▸ **RECORDED INFORMATION**:
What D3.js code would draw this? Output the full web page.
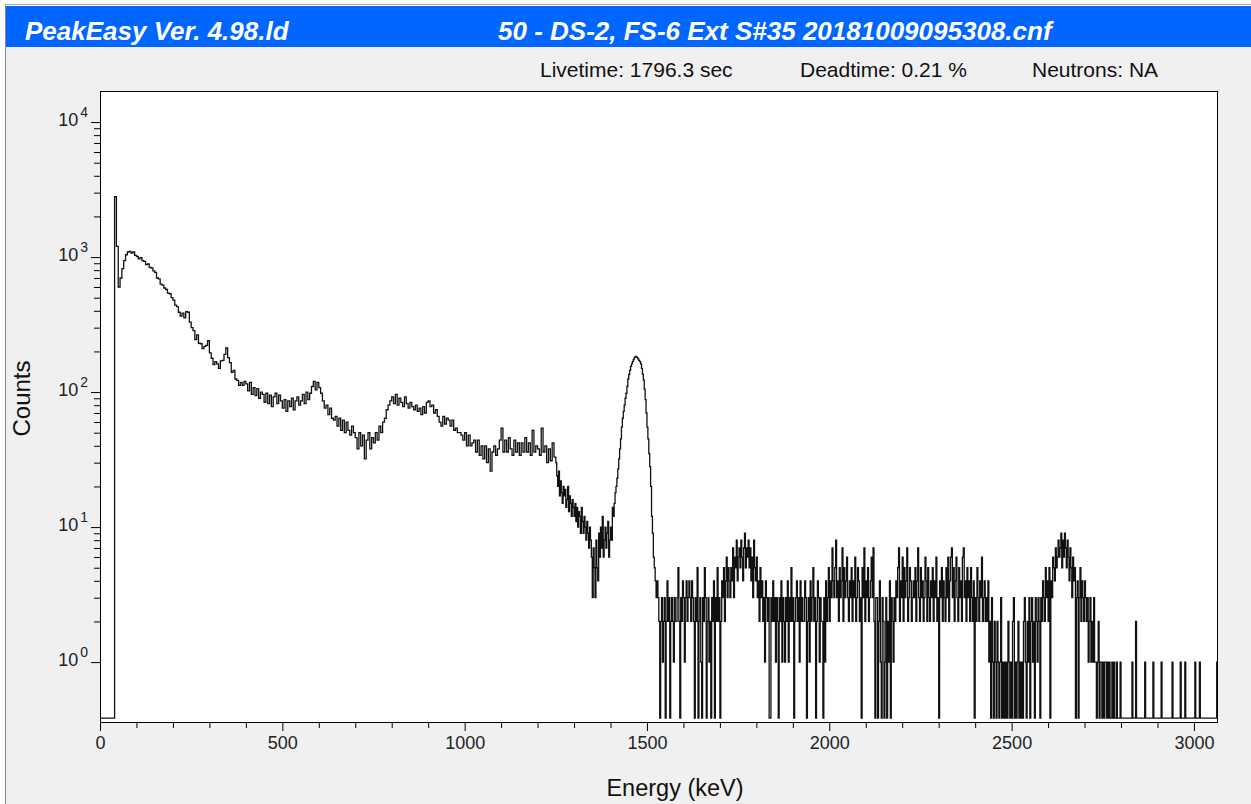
<!DOCTYPE html>
<html>
<head>
<meta charset="utf-8">
<script src="https://cdnjs.cloudflare.com/ajax/libs/d3/7.8.5/d3.min.js"></script>
<style>
  html, body { margin: 0; padding: 0; background: #fff; }
  svg { display: block; font-family: "Liberation Sans", Arial, sans-serif; }
</style>
</head>
<body>
<div id="chart"></div>
<script>
// 0 - 1250 keV, 5 keV per bin
const lowStart = 0, lowBin = 5;
const lowCounts = [
  0,0,0,0,0,0,0,0,2800,1200,
  600,700,820,940,1040,1090,1100,1070,1090,1030,
  1010,970,990,940,930,880,890,840,830,790,
  770,700,690,630,620,590,575,540,535,500,
  480,440,430,390,365,385,355,395,390,330,
  300,285,245,265,230,228,210,218,222,240,
  195,178,160,168,162,150,170,172,190,212,
  180,165,140,145,125,122,112,118,112,120,
  115,102,118,96,108,94,106,90,100,96,
  84,98,82,95,78,92,98,82,95,86,
  76,88,72,86,78,90,74,86,92,80,
  86,96,82,100,88,98,110,120,104,118,
  108,98,86,76,80,68,76,64,62,66,
  56,64,52,62,50,60,52,48,56,50,
  46,38,50,40,48,32,44,50,38,46,
  42,50,44,56,50,60,64,74,80,86,
  92,82,96,80,90,84,78,92,82,76,
  84,78,74,80,72,76,68,78,70,84,
  86,78,80,70,74,66,60,56,66,58,
  64,62,56,62,52,54,50,50,48,44,
  50,40,48,40,42,44,36,44,34,40,
  32,40,30,38,26,36,40,34,38,44,
  54,36,44,36,46,38,34,44,36,42,
  34,42,36,46,36,42,34,52,36,40,
  38,34,54,36,40,30,38,31,42,33
];

// 1250 - 3070 keV, 2.5 keV per bin
const highStart = 1250, highBin = 2.5;
const highCounts = [
  30,24,20,26,17,22,18,15,20,17, 19,14,16,20,13,17,15,12,16,14,
  12,15,11,14,10,13,12,9,14,11, 9,12,10,8,11,9,7,10,8,6,
  3,7,5,3,8,5,4,9,6,10, 7,12,6,8,10,7,9,11,6,8,
  10,8,14,12,15,18,20,23,27,32, 38,45,55,64,72,80,90,98,110,125,
  135,145,155,162,168,174,180,184,183,180, 176,172,168,162,150,136,123,105,88,70,
  55,45,35,28,20,12,9,6,5,4, 3,4,
  3,2,0,2,3,1,2,3,0,2, 4,2,3,0,2,3,2,1,3,2,
  2,3,5,2,0,3,2,4,3,1, 3,4,2,3,4,3,2,4,3,2,
  0,3,2,5,0,2,3,1,0,3, 2,5,3,0,2,3,1,2,0,3,
  2,4,0,3,2,5,2,3,0,2, 4,3,5,2,4,6,3,5,4,3,
  5,4,7,3,6,5,8,4,6,7, 5,8,6,4,7,9,5,7,6,8,
  5,7,4,6,3,8,5,4,6,3, 4,2,5,3,4,2,3,1,4,3,
  2,3,0,0,3,2,4,2,3,1, 3,2,0,3,2,4,1,3,2,1,
  3,2,4,1,3,2,5,2,3,0, 2,3,4,2,3,1,4,2,3,2,
  2,4,3,0,2,3,1,4,2,3, 5,2,3,0,2,4,3,1,3,2,
  2,0,3,1,4,2,3,5,2,4, 3,7,4,3,5,8,3,4,2,5,
  3,4,7,2,5,3,4,6,3,2, 4,3,5,2,4,3,6,2,3,5,
  4,2,3,0,5,3,7,2,4,3, 5,2,3,4,6,3,7,2,0,3,
  3,0,2,4,1,0,3,2,0,1, 3,0,2,1,4,0,3,2,1,3,
  2,4,3,5,7,2,4,3,6,2, 5,3,4,7,2,3,5,4,2,3,
  4,3,5,2,4,7,3,2,5,3, 4,2,3,6,4,2,5,3,2,4,
  3,5,2,4,3,6,2,3,0,4, 3,5,2,4,3,2,5,3,6,2,
  4,6,7,3,5,2,4,6,3,2, 5,3,4,2,6,7,3,4,2,5,
  3,4,2,5,3,2,4,0,3,2, 5,3,2,4,3,6,2,3,4,2,
  3,2,4,1,2,0,3,1,0,2, 1,0,2,1,0,1,3,0,1,0,
  1,0,1,0,2,1,0,1,0,2, 3,0,1,0,1,2,0,1,0,1,
  0,2,3,1,0,2,1,3,0,2, 3,1,2,0,3,2,1,3,2,0,
  3,2,4,3,2,5,3,4,2,5, 0,4,3,6,5,4,7,5,6,8,
  6,7,9,5,8,6,9,7,5,8, 6,4,7,5,3,6,4,5,0,3,
  4,0,3,5,2,4,3,2,4,3, 2,3,1,2,3,1,2,1,3,1,
  1,0,1,2,0,1,1,0,1,0, 1,1,0,1,0,1,0,0,1,0,
  1,0,0,1,0,0,0,1,0,0, 0,0,0,0,0,0,0,0,0,0,
  1,0,0,0,2,0,0,0,0,0, 0,0,0,0,1,0,0,0,0,0,
  0,0,0,1,0,0,0,0,0,0, 0,0,1,0,0,0,0,0,0,0,
  0,0,0,0,1,0,0,0,0,0, 0,0,0,1,0,0,0,0,1,0,
  0,0,0,0,0,0,0,0,0,1, 0,0,0,0,1,0,0,0,0,0,
  0,0,0,0,0,0,0,0,0,0, 0,0,0,1,0,0
];

const xTickValues = [0, 500, 1000, 1500, 2000, 2500, 3000];
const yDecades = [0, 1, 2, 3, 4];
const appTitle = "PeakEasy Ver. 4.98.ld";
const fileTitle = "50 - DS-2, FS-6 Ext S#35 20181009095308.cnf";
const headerLabels = ["Livetime: 1796.3 sec", "Deadtime: 0.21 %", "Neutrons: NA"];
const xLabel = "Energy (keV)";
const yLabel = "Counts";

function drawSpectrum() {
  const width = 1251, height = 804;
  const plot = { left: 100, right: 1218, top: 91, bottom: 722 };
  const floorValue = 0.385; // empty channels are drawn on this level

  const svg = d3.select("#chart").append("svg")
    .attr("width", width).attr("height", height);

  // window background + title bar
  svg.append("rect").attr("width", width).attr("height", height).attr("fill", "#fff");
  svg.append("rect").attr("x", 6).attr("y", 47).attr("width", width - 6).attr("height", height - 47)
    .attr("fill", "#f0f0f0");
  svg.append("line").attr("x1", 5.5).attr("x2", 5.5).attr("y1", 4).attr("y2", height)
    .attr("stroke", "#8a8a8a");
  svg.append("line").attr("x1", 5).attr("x2", width).attr("y1", 4.5).attr("y2", 4.5)
    .attr("stroke", "#a8a8a8");
  svg.append("rect").attr("x", 6).attr("y", 6).attr("width", width - 6).attr("height", 41)
    .attr("fill", "#0066ff");

  svg.append("text")
    .attr("x", 25).attr("y", 40)
    .style("font-size", "26px").style("font-weight", "bold").style("font-style", "italic")
    .attr("fill", "#fff")
    .text(appTitle);
  svg.append("text")
    .attr("x", 498).attr("y", 40)
    .style("font-size", "26px").style("font-weight", "bold").style("font-style", "italic")
    .attr("fill", "#fff")
    .text(fileTitle);

  const headerX = [540, 800, 1032];
  svg.selectAll(".header").data(headerLabels).enter().append("text")
    .attr("class", "header")
    .attr("x", (d, i) => headerX[i]).attr("y", 77)
    .style("font-size", "21px").attr("fill", "#111")
    .text(d => d);

  // scales
  const x = d3.scaleLinear().domain([0, 3066]).range([plot.left, plot.right]);
  const y = d3.scaleLog().domain([0.36, Math.pow(10, 4.23)]).range([plot.bottom, plot.top]);

  svg.append("rect")
    .attr("x", plot.left).attr("y", plot.top)
    .attr("width", plot.right - plot.left).attr("height", plot.bottom - plot.top)
    .attr("fill", "#fff");

  svg.append("clipPath").attr("id", "clip").append("rect")
    .attr("x", plot.left).attr("y", plot.top)
    .attr("width", plot.right - plot.left).attr("height", plot.bottom - plot.top);

  // spectrum as a step line
  const points = lowCounts.map((c, i) => ({ e: lowStart + i * lowBin, c: c }))
    .concat(highCounts.map((c, i) => ({ e: highStart + i * highBin, c: c })));
  points.push({ e: highStart + highCounts.length * highBin, c: highCounts[highCounts.length - 1] });

  const line = d3.line()
    .x(d => x(d.e))
    .y(d => y(Math.max(d.c, floorValue)))
    .curve(d3.curveStepAfter);

  svg.append("path")
    .datum(points)
    .attr("clip-path", "url(#clip)")
    .attr("d", line)
    .attr("fill", "none")
    .attr("stroke", "#111")
    .attr("stroke-width", 1.3);

  // x axis
  const xMinor = d3.range(0, 3001, 100).filter(v => v % 500 !== 0);
  svg.append("g")
    .attr("transform", `translate(0,${plot.bottom})`)
    .call(d3.axisBottom(x).tickValues(xMinor).tickSize(6).tickFormat(""))
    .call(g => g.select(".domain").remove());
  const xAxis = svg.append("g")
    .attr("transform", `translate(0,${plot.bottom})`)
    .call(d3.axisBottom(x).tickValues(xTickValues).tickSize(9).tickPadding(5).tickFormat(d3.format("d")));
  xAxis.select(".domain").remove();
  xAxis.selectAll("text").style("font-size", "18px").attr("fill", "#222")
    .style("font-family", "Liberation Sans, Arial, sans-serif");

  // y axis
  const yMinor = [];
  yDecades.slice(0, -1).forEach(d => {
    for (let k = 2; k <= 9; k++) yMinor.push(k * Math.pow(10, d));
  });
  svg.append("g")
    .attr("transform", `translate(${plot.left},0)`)
    .call(d3.axisLeft(y).tickValues(yMinor).tickSize(6).tickFormat(""))
    .call(g => g.select(".domain").remove());
  svg.append("g")
    .attr("transform", `translate(${plot.left},0)`)
    .call(d3.axisLeft(y).tickValues(yDecades.map(d => Math.pow(10, d))).tickSize(9).tickFormat(""))
    .call(g => g.select(".domain").remove());

  yDecades.forEach(d => {
    const t = svg.append("text")
      .attr("x", 88).attr("y", y(Math.pow(10, d)) + 4)
      .attr("text-anchor", "end")
      .style("font-size", "18px").attr("fill", "#222");
    t.append("tspan").text("10");
    t.append("tspan").attr("dx", 2).attr("dy", -9).style("font-size", "14px").text(d);
  });

  // frame
  svg.append("rect")
    .attr("x", plot.left + 0.5).attr("y", plot.top + 0.5)
    .attr("width", plot.right - plot.left - 1).attr("height", plot.bottom - plot.top)
    .attr("fill", "none").attr("stroke", "#000");

  // axis titles
  svg.append("text")
    .attr("x", 675).attr("y", 796)
    .attr("text-anchor", "middle")
    .style("font-size", "23.5px").attr("fill", "#111")
    .text(xLabel);
  svg.append("text")
    .attr("transform", `translate(30,${(plot.top + plot.bottom) / 2 - 8}) rotate(-90)`)
    .attr("text-anchor", "middle")
    .style("font-size", "24px").attr("fill", "#111")
    .text(yLabel);
}

drawSpectrum();
</script>
</body>
</html>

▸ **TASK INSTRUCTIONS**:
Go through the listing above and locate each line that holds the word "this". Copy those lines.

▸ **RESULT OF THE TASK**:
What D3.js code would draw this? Output the full web page.
  const floorValue = 0.385; // empty channels are drawn on this level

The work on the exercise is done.